Start of RAW RECORDS

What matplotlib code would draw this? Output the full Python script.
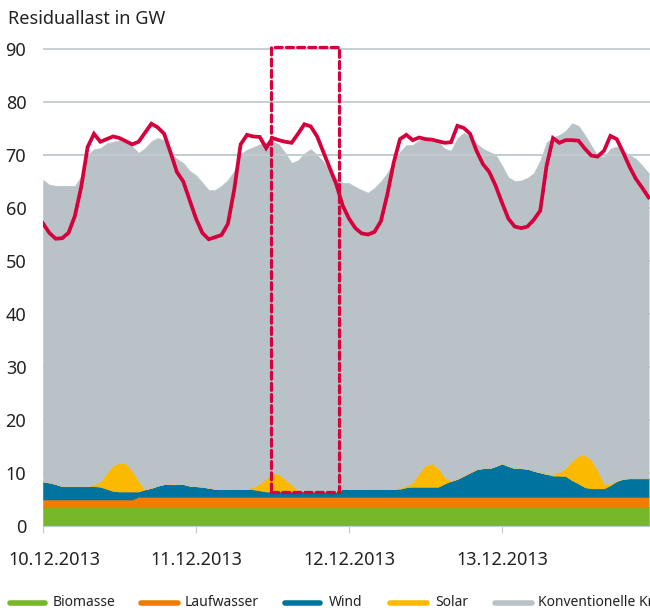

End of RAW RECORDS
Start of RAW RECORDS

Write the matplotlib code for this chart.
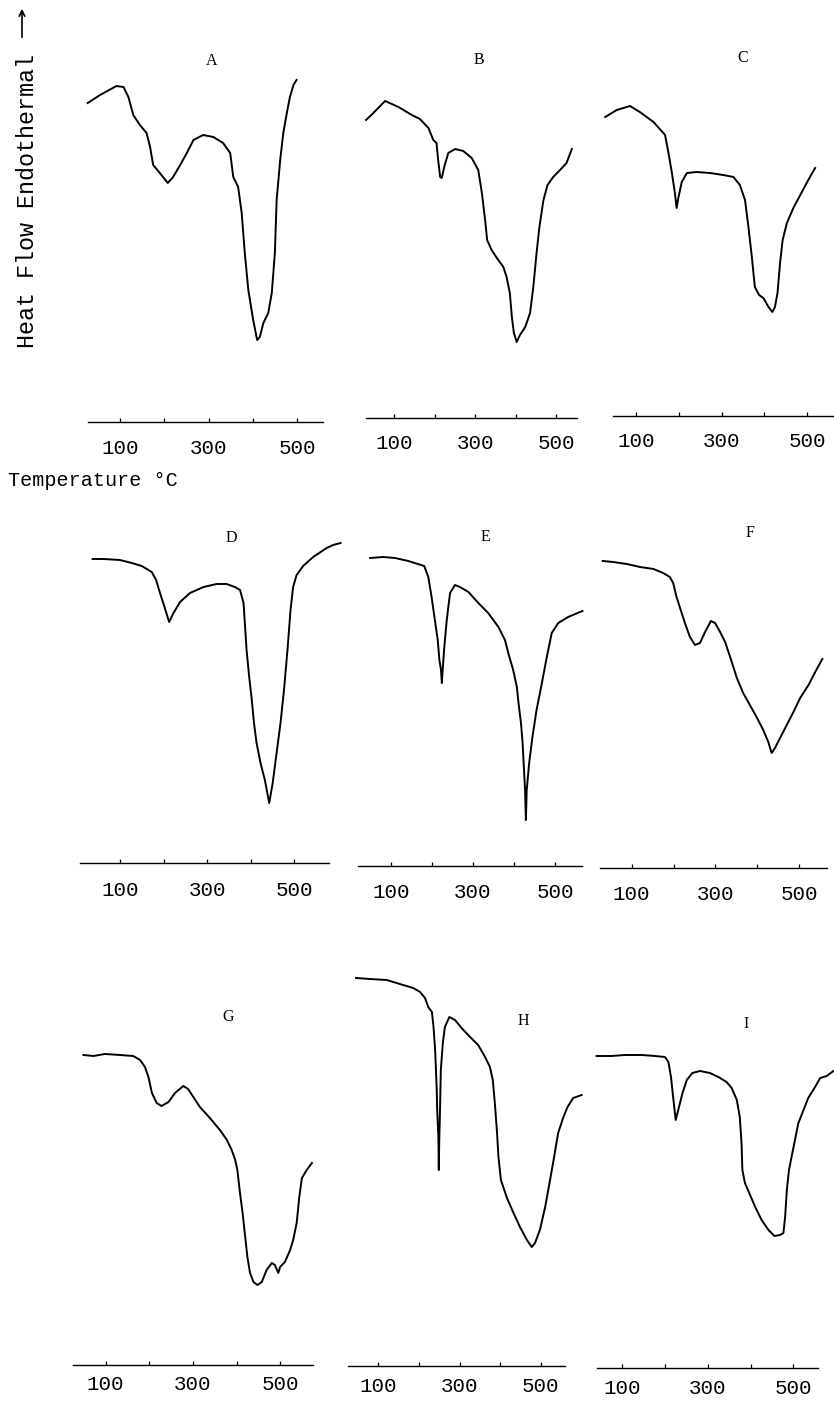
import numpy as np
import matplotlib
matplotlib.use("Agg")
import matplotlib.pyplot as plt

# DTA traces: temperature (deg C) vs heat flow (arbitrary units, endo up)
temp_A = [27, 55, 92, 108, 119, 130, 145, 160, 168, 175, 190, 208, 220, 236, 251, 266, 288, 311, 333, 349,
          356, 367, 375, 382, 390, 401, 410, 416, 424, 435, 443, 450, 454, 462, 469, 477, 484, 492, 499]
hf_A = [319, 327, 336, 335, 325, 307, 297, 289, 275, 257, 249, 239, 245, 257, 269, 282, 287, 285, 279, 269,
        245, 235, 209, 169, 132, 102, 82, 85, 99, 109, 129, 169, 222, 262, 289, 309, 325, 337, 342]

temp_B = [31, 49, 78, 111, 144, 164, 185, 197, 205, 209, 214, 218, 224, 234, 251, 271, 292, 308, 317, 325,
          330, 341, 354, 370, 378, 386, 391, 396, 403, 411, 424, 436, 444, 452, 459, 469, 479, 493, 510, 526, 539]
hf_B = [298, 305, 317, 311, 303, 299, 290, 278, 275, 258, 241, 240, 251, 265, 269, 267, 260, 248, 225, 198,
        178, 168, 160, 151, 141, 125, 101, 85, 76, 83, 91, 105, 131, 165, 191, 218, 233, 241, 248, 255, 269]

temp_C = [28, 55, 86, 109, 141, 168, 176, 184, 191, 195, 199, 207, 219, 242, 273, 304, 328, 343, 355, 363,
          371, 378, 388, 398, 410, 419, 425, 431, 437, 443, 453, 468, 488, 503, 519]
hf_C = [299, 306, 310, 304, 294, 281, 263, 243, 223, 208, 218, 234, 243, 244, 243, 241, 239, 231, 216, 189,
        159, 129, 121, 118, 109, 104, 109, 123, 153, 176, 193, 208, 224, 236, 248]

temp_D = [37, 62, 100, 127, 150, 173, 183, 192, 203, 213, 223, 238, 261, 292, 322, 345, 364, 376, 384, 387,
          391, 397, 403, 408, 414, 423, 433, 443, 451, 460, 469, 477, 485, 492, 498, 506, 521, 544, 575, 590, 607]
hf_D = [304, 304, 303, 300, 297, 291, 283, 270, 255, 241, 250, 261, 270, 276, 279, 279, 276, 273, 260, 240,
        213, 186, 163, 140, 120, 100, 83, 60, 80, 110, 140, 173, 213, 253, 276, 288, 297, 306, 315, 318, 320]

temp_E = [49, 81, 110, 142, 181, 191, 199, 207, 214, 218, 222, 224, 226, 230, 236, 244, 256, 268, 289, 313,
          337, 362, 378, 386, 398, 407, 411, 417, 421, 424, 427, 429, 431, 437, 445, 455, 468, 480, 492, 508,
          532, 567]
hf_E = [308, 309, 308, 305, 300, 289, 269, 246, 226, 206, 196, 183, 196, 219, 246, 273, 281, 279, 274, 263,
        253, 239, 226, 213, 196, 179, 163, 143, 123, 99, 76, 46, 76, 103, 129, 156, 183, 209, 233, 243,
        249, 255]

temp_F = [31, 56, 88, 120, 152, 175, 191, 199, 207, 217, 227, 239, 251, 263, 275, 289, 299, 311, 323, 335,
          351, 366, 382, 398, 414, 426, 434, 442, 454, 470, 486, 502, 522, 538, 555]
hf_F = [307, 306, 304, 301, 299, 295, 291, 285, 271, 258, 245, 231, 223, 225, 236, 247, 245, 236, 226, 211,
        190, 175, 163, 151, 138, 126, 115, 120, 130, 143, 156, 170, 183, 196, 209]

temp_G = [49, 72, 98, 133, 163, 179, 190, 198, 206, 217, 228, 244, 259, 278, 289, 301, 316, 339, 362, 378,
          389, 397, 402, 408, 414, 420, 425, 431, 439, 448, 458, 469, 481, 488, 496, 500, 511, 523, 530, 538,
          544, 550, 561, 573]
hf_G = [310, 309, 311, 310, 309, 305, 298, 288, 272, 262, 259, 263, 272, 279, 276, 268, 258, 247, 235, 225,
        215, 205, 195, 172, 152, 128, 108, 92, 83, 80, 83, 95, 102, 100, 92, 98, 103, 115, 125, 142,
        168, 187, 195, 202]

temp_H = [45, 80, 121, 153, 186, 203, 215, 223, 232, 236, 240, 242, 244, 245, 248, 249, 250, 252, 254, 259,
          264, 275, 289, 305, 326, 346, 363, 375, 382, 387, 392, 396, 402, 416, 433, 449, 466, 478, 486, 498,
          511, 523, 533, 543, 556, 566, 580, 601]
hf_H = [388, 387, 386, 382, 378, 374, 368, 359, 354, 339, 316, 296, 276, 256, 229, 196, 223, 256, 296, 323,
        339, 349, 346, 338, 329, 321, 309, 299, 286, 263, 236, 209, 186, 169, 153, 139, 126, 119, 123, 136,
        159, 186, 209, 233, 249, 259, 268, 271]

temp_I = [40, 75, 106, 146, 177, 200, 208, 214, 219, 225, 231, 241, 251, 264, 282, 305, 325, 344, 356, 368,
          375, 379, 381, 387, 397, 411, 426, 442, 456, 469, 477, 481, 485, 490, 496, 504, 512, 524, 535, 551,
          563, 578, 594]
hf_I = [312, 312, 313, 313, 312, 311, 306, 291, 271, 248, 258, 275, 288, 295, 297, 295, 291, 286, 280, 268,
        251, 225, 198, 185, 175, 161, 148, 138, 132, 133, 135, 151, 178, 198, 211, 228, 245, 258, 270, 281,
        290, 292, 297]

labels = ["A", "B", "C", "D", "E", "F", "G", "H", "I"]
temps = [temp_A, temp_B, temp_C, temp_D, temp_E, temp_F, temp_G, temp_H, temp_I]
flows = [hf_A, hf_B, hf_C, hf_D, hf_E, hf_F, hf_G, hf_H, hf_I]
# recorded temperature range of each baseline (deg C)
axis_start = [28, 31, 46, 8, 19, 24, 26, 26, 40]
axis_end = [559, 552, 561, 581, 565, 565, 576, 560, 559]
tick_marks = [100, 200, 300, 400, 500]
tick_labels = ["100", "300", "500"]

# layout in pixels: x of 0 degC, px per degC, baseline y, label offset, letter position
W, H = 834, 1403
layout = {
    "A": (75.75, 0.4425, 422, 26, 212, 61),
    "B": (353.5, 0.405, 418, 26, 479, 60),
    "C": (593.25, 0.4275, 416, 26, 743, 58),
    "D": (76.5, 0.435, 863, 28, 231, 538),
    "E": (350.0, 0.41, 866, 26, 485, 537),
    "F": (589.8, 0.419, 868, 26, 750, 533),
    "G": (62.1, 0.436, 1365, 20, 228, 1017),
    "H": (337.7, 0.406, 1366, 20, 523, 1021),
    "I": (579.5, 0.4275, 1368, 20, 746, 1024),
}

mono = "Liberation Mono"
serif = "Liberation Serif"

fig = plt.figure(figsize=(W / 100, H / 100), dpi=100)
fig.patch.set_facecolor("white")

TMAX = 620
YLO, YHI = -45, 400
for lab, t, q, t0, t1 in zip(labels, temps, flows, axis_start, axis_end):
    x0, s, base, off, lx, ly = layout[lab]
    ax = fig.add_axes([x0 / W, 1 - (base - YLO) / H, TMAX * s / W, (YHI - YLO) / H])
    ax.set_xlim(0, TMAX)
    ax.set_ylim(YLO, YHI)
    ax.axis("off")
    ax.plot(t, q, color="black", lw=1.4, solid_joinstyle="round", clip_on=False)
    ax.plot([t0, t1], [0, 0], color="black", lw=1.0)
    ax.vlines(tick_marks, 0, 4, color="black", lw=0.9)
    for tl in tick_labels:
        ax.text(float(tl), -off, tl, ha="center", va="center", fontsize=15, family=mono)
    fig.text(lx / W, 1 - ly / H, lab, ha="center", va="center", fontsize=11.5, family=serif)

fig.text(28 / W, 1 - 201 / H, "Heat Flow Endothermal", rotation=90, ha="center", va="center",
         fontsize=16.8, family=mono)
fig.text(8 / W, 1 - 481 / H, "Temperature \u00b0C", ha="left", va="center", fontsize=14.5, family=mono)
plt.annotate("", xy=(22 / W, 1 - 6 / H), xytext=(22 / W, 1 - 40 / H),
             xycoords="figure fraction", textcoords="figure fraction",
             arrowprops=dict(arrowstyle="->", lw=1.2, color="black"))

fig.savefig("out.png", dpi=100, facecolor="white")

End of RAW RECORDS

WRITTEN EXERCISE | Extract exactly, and only, the lines from the one with "Write the matplotlib code for this chart." to the one with "248, 255, 269]", both ends counted. Leave the images behind.

FULL RESPONSE |
Write the matplotlib code for this chart.
import numpy as np
import matplotlib
matplotlib.use("Agg")
import matplotlib.pyplot as plt

# DTA traces: temperature (deg C) vs heat flow (arbitrary units, endo up)
temp_A = [27, 55, 92, 108, 119, 130, 145, 160, 168, 175, 190, 208, 220, 236, 251, 266, 288, 311, 333, 349,
          356, 367, 375, 382, 390, 401, 410, 416, 424, 435, 443, 450, 454, 462, 469, 477, 484, 492, 499]
hf_A = [319, 327, 336, 335, 325, 307, 297, 289, 275, 257, 249, 239, 245, 257, 269, 282, 287, 285, 279, 269,
        245, 235, 209, 169, 132, 102, 82, 85, 99, 109, 129, 169, 222, 262, 289, 309, 325, 337, 342]

temp_B = [31, 49, 78, 111, 144, 164, 185, 197, 205, 209, 214, 218, 224, 234, 251, 271, 292, 308, 317, 325,
          330, 341, 354, 370, 378, 386, 391, 396, 403, 411, 424, 436, 444, 452, 459, 469, 479, 493, 510, 526, 539]
hf_B = [298, 305, 317, 311, 303, 299, 290, 278, 275, 258, 241, 240, 251, 265, 269, 267, 260, 248, 225, 198,
        178, 168, 160, 151, 141, 125, 101, 85, 76, 83, 91, 105, 131, 165, 191, 218, 233, 241, 248, 255, 269]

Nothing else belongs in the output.